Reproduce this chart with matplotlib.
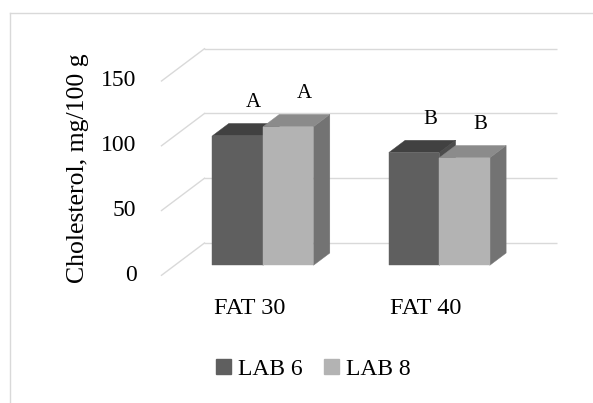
import matplotlib
matplotlib.use("Agg")
import matplotlib.pyplot as plt
from matplotlib.patches import Polygon
from matplotlib.lines import Line2D

# ---- data -------------------------------------------------------------
categories = ["FAT 30", "FAT 40"]
series_names = ["LAB 6", "LAB 8"]
lab6 = [100, 87]
lab8 = [107, 83]
group_letters_lab6 = ["A", "B"]
group_letters_lab8 = ["A", "B"]
y_ticks = [0, 50, 100, 150]
y_title = "Cholesterol, mg/100 g"

# ---- style ------------------------------------------------------------
FONT = ["Liberation Serif", "DejaVu Serif"]
plt.rcParams["font.family"] = FONT
GRID = "#d9d9d9"
FACE = {
    "LAB 6": dict(front="#5f5f5f", top="#414141", side="#4c4c4c"),
    "LAB 8": dict(front="#b3b3b3", top="#8b8b8b", side="#737373"),
}

W, H = 593, 403
fig = plt.figure(figsize=(W / 100, H / 100), dpi=100)

# the axes is the back wall of the 3-D box (category units x value units)
ax_left, ax_right, ax_bottom, ax_top = 204.5, 557.1, 160.0, 354.3
ax = fig.add_axes([ax_left / W, ax_bottom / H,
                   (ax_right - ax_left) / W, (ax_top - ax_bottom) / H])
xmin, xmax, ymin, ymax = -0.5, 1.5, 0, 150
ax.set_xlim(xmin, xmax)
ax.set_ylim(ymin, ymax)
ax.axis("off")

px_x = (ax_right - ax_left) / (xmax - xmin)   # pixels per category unit
px_y = (ax_top - ax_bottom) / (ymax - ymin)   # pixels per value unit

# oblique depth: full depth moves 43 px left and 32.3 px down
SX = -43.0 / px_x
SY = -32.3 / px_y


def at(x, y, d):
    """point (x, y) moved forward to depth d (0 = back wall, 1 = front)"""
    return (x + SX * d, y + SY * d)


# gridlines: back wall plus left side wall
for v in y_ticks:
    ax.plot([xmin, xmax], [v, v], color=GRID, lw=1.0, zorder=1,
            solid_capstyle="butt", clip_on=False)
    fx, fy = at(xmin, v, 1.0)
    ax.plot([xmin, fx], [v, fy], color=GRID, lw=1.0, zorder=1,
            clip_on=False)
    ax.annotate(str(v), xy=(fx, fy), xytext=(-25, 0),
                textcoords="offset pixels", ha="right", va="center",
                fontsize=17, color="#000000", annotation_clip=False)

# category labels along the front edge of the floor
for i, cat in enumerate(categories):
    fx, fy = at(i, 0, 1.0)
    ax.annotate(cat, xy=(fx, fy), xytext=(0, -33),
                textcoords="offset pixels", ha="center", va="center",
                fontsize=17.5, annotation_clip=False)

# 3-D columns, drawn left to right so nearer faces overlap correctly
bar_w = 50.5 / px_x
d_front, d_back = 0.69, 0.31
series = [(series_names[0], lab6, group_letters_lab6),
          (series_names[1], lab8, group_letters_lab8)]
z = 3
for i in range(len(categories)):
    for s, (name, vals, letters) in enumerate(series):
        v = vals[i]
        x0 = i - bar_w + s * bar_w
        x1 = x0 + bar_w
        c = FACE[name]
        front = [at(x0, 0, d_front), at(x1, 0, d_front),
                 at(x1, v, d_front), at(x0, v, d_front)]
        top = [at(x0, v, d_front), at(x1, v, d_front),
               at(x1, v, d_back), at(x0, v, d_back)]
        side = [at(x1, 0, d_front), at(x1, v, d_front),
                at(x1, v, d_back), at(x1, 0, d_back)]
        for poly, col in ((side, c["side"]), (top, c["top"]),
                          (front, c["front"])):
            ax.add_patch(Polygon(poly, closed=True, facecolor=col,
                                 edgecolor=col, lw=0.3, zorder=z,
                                 clip_on=False))
            z += 1
        tx, ty = at((x0 + x1) / 2, v, d_front)
        ax.annotate(letters[i], xy=(tx, ty), xytext=(16, 33),
                    textcoords="offset pixels", ha="center", va="center",
                    fontsize=15, zorder=z, annotation_clip=False)

# y-axis title
fig.text(78 / W, 1 - 168 / H, y_title, rotation=90, ha="center",
         va="center", fontsize=18.5)

# legend
handles = [Line2D([], [], marker="s", ls="", markersize=10.8,
                  markerfacecolor=FACE[n]["front"],
                  markeredgecolor=FACE[n]["front"]) for n in series_names]
fig.legend(handles, series_names, loc="center",
           bbox_to_anchor=(313 / W, 1 - 369 / H), ncol=2, frameon=False,
           fontsize=17, handlelength=0.65, handletextpad=0.3,
           columnspacing=0.9, borderpad=0, borderaxespad=0)

# chart-area border (top and left edges)
fig.add_artist(Line2D([10 / W, 1], [1 - 13 / H, 1 - 13 / H],
                      transform=fig.transFigure, color=GRID, lw=1.0))
fig.add_artist(Line2D([10 / W, 10 / W], [0, 1 - 13 / H],
                      transform=fig.transFigure, color=GRID, lw=1.0))

fig.savefig("out.png", dpi=100, facecolor="white")
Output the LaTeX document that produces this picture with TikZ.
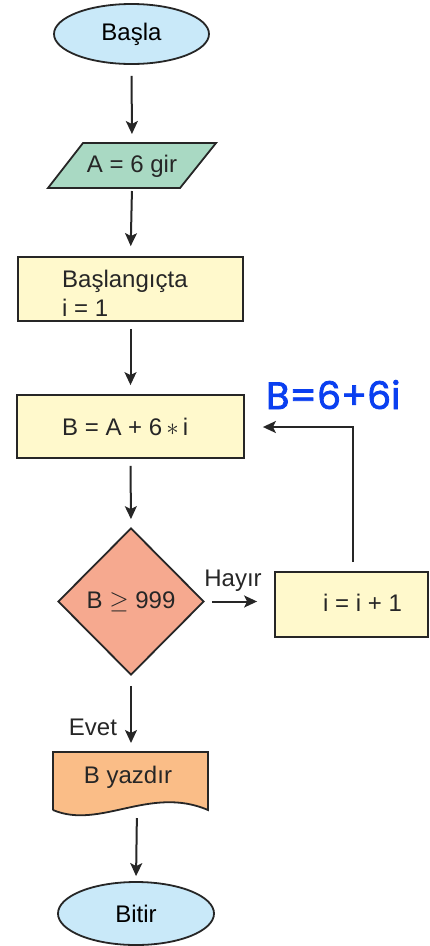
\documentclass[tikz,border=0pt]{standalone}
\usepackage{fontspec}
\setmainfont{Liberation Sans}
\newfontfamily\handfont{Poppins}[FakeBold=2]
\usetikzlibrary{shapes.geometric,arrows.meta}
\definecolor{termfill}{HTML}{C9E9F9}
\definecolor{iofill}{HTML}{A9D9C3}
\definecolor{procfill}{HTML}{FFF9CC}
\definecolor{decfill}{HTML}{F6A98F}
\definecolor{docfill}{HTML}{FABD87}
\definecolor{inkblue}{HTML}{0A3FF0}
\begin{document}
\begin{tikzpicture}[x=1pt,y=-1pt,
  every node/.style={font=\fontsize{24}{29}\selectfont, inner sep=0pt},
  outline/.style={draw=black!85, line width=1.8pt},
  term/.style={outline, ellipse, fill=termfill},
  procbox/.style={outline, rectangle, fill=procfill},
  decision/.style={outline, diamond, fill=decfill},
  flow/.style={draw=black!85, line width=2pt, -{Stealth[length=13pt,width=12pt,inset=3pt]}},
  label/.style={text=black!85}
]
\useasboundingbox (0,0) rectangle (430,946);

% terminators
\node[term, minimum width=155pt, minimum height=60pt] (start) at (131.5,34) {Başla};
\node[term, minimum width=156pt, minimum height=63pt] (stop) at (136,913.5) {Bitir};

% input parallelogram
\coordinate (pa) at (83,143);
\coordinate (pb) at (216,143);
\coordinate (pc) at (180,188);
\coordinate (pd) at (48,188);
\draw[outline, fill=iofill, line join=miter] (pa) -- (pb) -- (pc) -- (pd) -- cycle;
\node[label] (input) at (132,166) {A = 6 gir};
\coordinate (intop) at (132,143);
\coordinate (inbot) at (132,188);

% process boxes
\node[procbox, minimum width=225pt, minimum height=64pt] (init) at (130.5,289) {};
\node[label, anchor=west, align=left] (inittxt) at (62,293) {Başlangıçta\\i = 1};
\node[procbox, minimum width=227pt, minimum height=63pt] (calc) at (130.5,426.5) {};
\node[label, anchor=west] (calctxt) at (62,427) {B = A + 6$\,\ast\,$i};
\node[procbox, minimum width=153pt, minimum height=65pt] (incr) at (351.5,604.5) {};
\node[label, anchor=west] (incrtxt) at (323,603) {i = i + 1};

% decision
\node[decision, minimum width=146pt, minimum height=147pt] (test) at (131,601.5) {};
\node[label] (testtxt) at (131,602) {B $\geq$ 999};

% output document
\coordinate (da) at (53,752);
\coordinate (db) at (208,752);
\coordinate (dc) at (208,810);
\coordinate (dd) at (53,810);
\draw[outline, fill=docfill, line join=miter] (dd) -- (da) -- (db) -- (dc)
  .. controls (150,785) and (100,830) .. (dd);
\node[label] (outtxt) at (128,777) {B yazdır};
\coordinate (dtop) at (131,752);
\coordinate (dbot) at (137,808);

% connectors
\draw[flow, shorten <=11pt, shorten >=9pt] (start.south) -- (intop);
\draw[flow, shorten <=3pt, shorten >=10pt] (inbot) -- (init.north);
\draw[flow, shorten <=7pt, shorten >=9pt] (init.south) -- (calc.north);
\draw[flow, shorten <=7pt, shorten >=8pt] (calc.south) -- (test.north);
\draw[flow, shorten <=7pt, shorten >=17pt] (test.east) -- (test.east -| incr.west);
\coordinate (loopcorner) at (353,427);
\draw[flow, shorten >=18pt] ([yshift=9pt]incr.north -| loopcorner) -- (loopcorner) -- (calc.east |- loopcorner);
\draw[flow, shorten <=10pt, shorten >=9pt] (test.south) -- (dtop);
\draw[flow, shorten <=10pt, shorten >=5pt] (dbot) -- (stop.north);

% branch labels
\node[label, anchor=base] (no) at (233,586) {Hayır};
\node[label, anchor=base] (yes) at (93,735) {Evet};

% handwritten note
\node[text=inkblue, font=\handfont\fontsize{38}{40}\selectfont, anchor=base west] (note) at (266,409) {B=6+6i};
\end{tikzpicture}
\end{document}
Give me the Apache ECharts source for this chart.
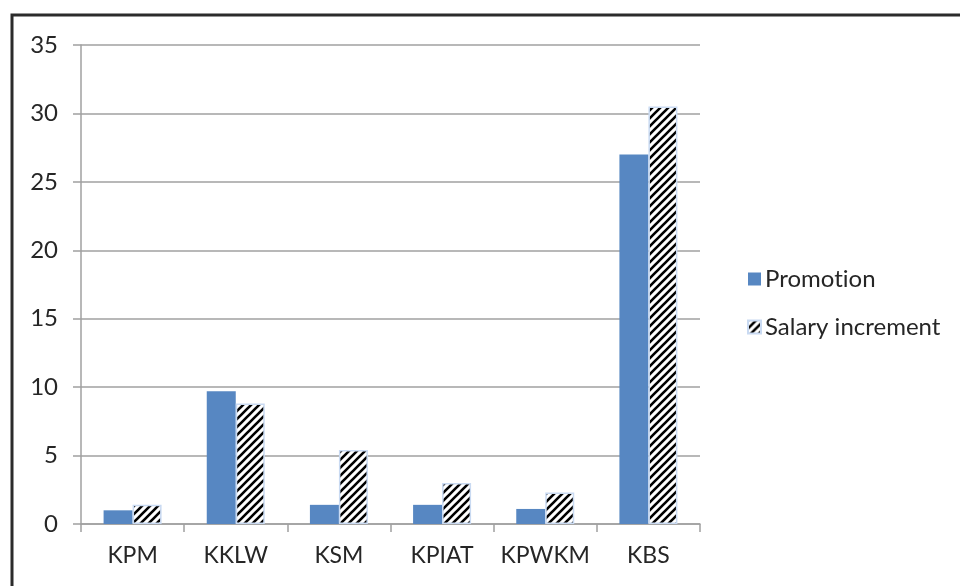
<!DOCTYPE html>
<html>
<head>
<meta charset="utf-8">
<script src="https://cdn.jsdelivr.net/npm/echarts@6/dist/echarts.min.js"></script>
<style>
  html, body { margin: 0; padding: 0; background: #fff; }
  #chart { width: 960px; height: 586px; }
</style>
</head>
<body>
<div id="chart"></div>
<script>
// Categories and values per series
const categories = ['KPM', 'KKLW', 'KSM', 'KPIAT', 'KPWKM', 'KBS'];
const promotion = [1.0, 9.7, 1.4, 1.4, 1.1, 27.0];
const salaryIncrement = [1.4, 8.8, 5.4, 3.0, 2.3, 30.5];
const yTicks = [0, 5, 10, 15, 20, 25, 30, 35];

// Diagonal black-on-white hatch tile
function hatchTile() {
  const s = 8;
  const c = document.createElement('canvas');
  c.width = s; c.height = s;
  const g = c.getContext('2d');
  g.fillStyle = '#ffffff';
  g.fillRect(0, 0, s, s);
  g.strokeStyle = '#000000';
  g.lineWidth = 2.6;
  g.beginPath();
  g.moveTo(-2, s + 2); g.lineTo(s + 2, -2);
  g.moveTo(-2, 2); g.lineTo(2, -2);
  g.moveTo(s - 2, s + 2); g.lineTo(s + 2, s - 2);
  g.stroke();
  return c;
}

// keep "t" and "i" as separate glyphs (no ligature)
const noLig = (s) => s.replace(/ti/g, 't\u200Ci');

const chart = echarts.init(document.getElementById('chart'), null, { renderer: 'canvas' });
const font = 'Lato';
const textColor = '#262626';

chart.setOption({
  backgroundColor: '#ffffff',
  animation: false,
  textStyle: { fontFamily: font },
  graphic: [{
    type: 'rect',
    shape: { x: 12, y: 15, width: 1000, height: 640 },
    style: { fill: 'none', stroke: '#2b2b2b', lineWidth: 3 },
    z: 100
  }],
  grid: { left: 81, right: 260, top: 45, bottom: 62, containLabel: false },
  legend: {
    orient: 'vertical',
    left: 742,
    top: 262,
    itemWidth: 13,
    itemHeight: 13,
    itemGap: 24,
    icon: 'rect',
    formatter: noLig,
    textStyle: { fontFamily: font, fontSize: 24, color: textColor, padding: [0, 0, 0, -1] },
    data: ['Promotion', 'Salary increment']
  },
  xAxis: {
    type: 'category',
    data: categories,
    axisLine: { lineStyle: { color: '#a0a0a0', width: 1.5 } },
    axisTick: { show: true, length: 8, alignWithLabel: false, lineStyle: { color: '#a0a0a0', width: 1.5 } },
    axisLabel: { interval: 0, fontFamily: font, fontSize: 23, color: textColor, margin: 20 }
  },
  yAxis: {
    type: 'value',
    min: yTicks[0],
    max: yTicks[yTicks.length - 1],
    interval: 5,
    axisLine: { show: true, lineStyle: { color: '#a0a0a0', width: 1.5 } },
    axisTick: { show: true, length: 8, lineStyle: { color: '#a0a0a0', width: 1.5 } },
    axisLabel: { fontFamily: font, fontSize: 24, color: textColor, margin: 23 },
    splitLine: { lineStyle: { color: '#a0a0a0', width: 1.5 } }
  },
  series: [
    {
      name: 'Promotion',
      type: 'bar',
      data: promotion,
      barWidth: 29,
      barGap: '0%',
      itemStyle: { color: '#5787c2' }
    },
    {
      name: 'Salary increment',
      type: 'bar',
      data: salaryIncrement,
      barWidth: 29,
      barGap: '0%',
      itemStyle: {
        color: { image: hatchTile(), repeat: 'repeat' },
        borderColor: '#c9daf2',
        borderWidth: 1.5
      }
    }
  ]
});
</script>
</body>
</html>
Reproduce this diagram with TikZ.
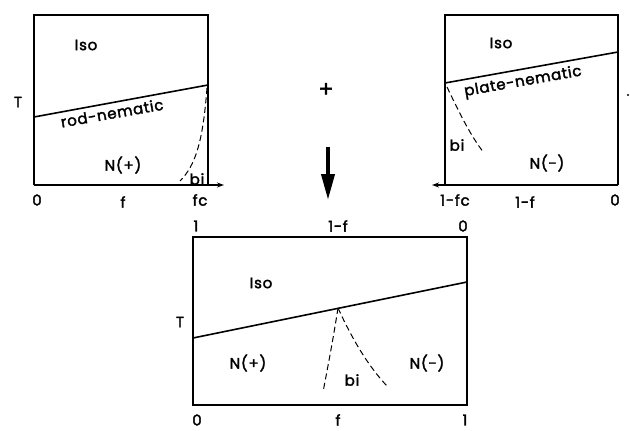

**What you will do**
Restate word for word only the lines from where the entries begin through the one with "SY = -32.3 / px_y"; omit the pictures.

**Finished task**
Reproduce this chart with matplotlib.
import matplotlib
matplotlib.use("Agg")
import matplotlib.pyplot as plt
from matplotlib.patches import Polygon
from matplotlib.lines import Line2D

# ---- data -------------------------------------------------------------
categories = ["FAT 30", "FAT 40"]
series_names = ["LAB 6", "LAB 8"]
lab6 = [100, 87]
lab8 = [107, 83]
group_letters_lab6 = ["A", "B"]
group_letters_lab8 = ["A", "B"]
y_ticks = [0, 50, 100, 150]
y_title = "Cholesterol, mg/100 g"

# ---- style ------------------------------------------------------------
FONT = ["Liberation Serif", "DejaVu Serif"]
plt.rcParams["font.family"] = FONT
GRID = "#d9d9d9"
FACE = {
    "LAB 6": dict(front="#5f5f5f", top="#414141", side="#4c4c4c"),
    "LAB 8": dict(front="#b3b3b3", top="#8b8b8b", side="#737373"),
}

W, H = 593, 403
fig = plt.figure(figsize=(W / 100, H / 100), dpi=100)

# the axes is the back wall of the 3-D box (category units x value units)
ax_left, ax_right, ax_bottom, ax_top = 204.5, 557.1, 160.0, 354.3
ax = fig.add_axes([ax_left / W, ax_bottom / H,
                   (ax_right - ax_left) / W, (ax_top - ax_bottom) / H])
xmin, xmax, ymin, ymax = -0.5, 1.5, 0, 150
ax.set_xlim(xmin, xmax)
ax.set_ylim(ymin, ymax)
ax.axis("off")

px_x = (ax_right - ax_left) / (xmax - xmin)   # pixels per category unit
px_y = (ax_top - ax_bottom) / (ymax - ymin)   # pixels per value unit

# oblique depth: full depth moves 43 px left and 32.3 px down
SX = -43.0 / px_x
SY = -32.3 / px_y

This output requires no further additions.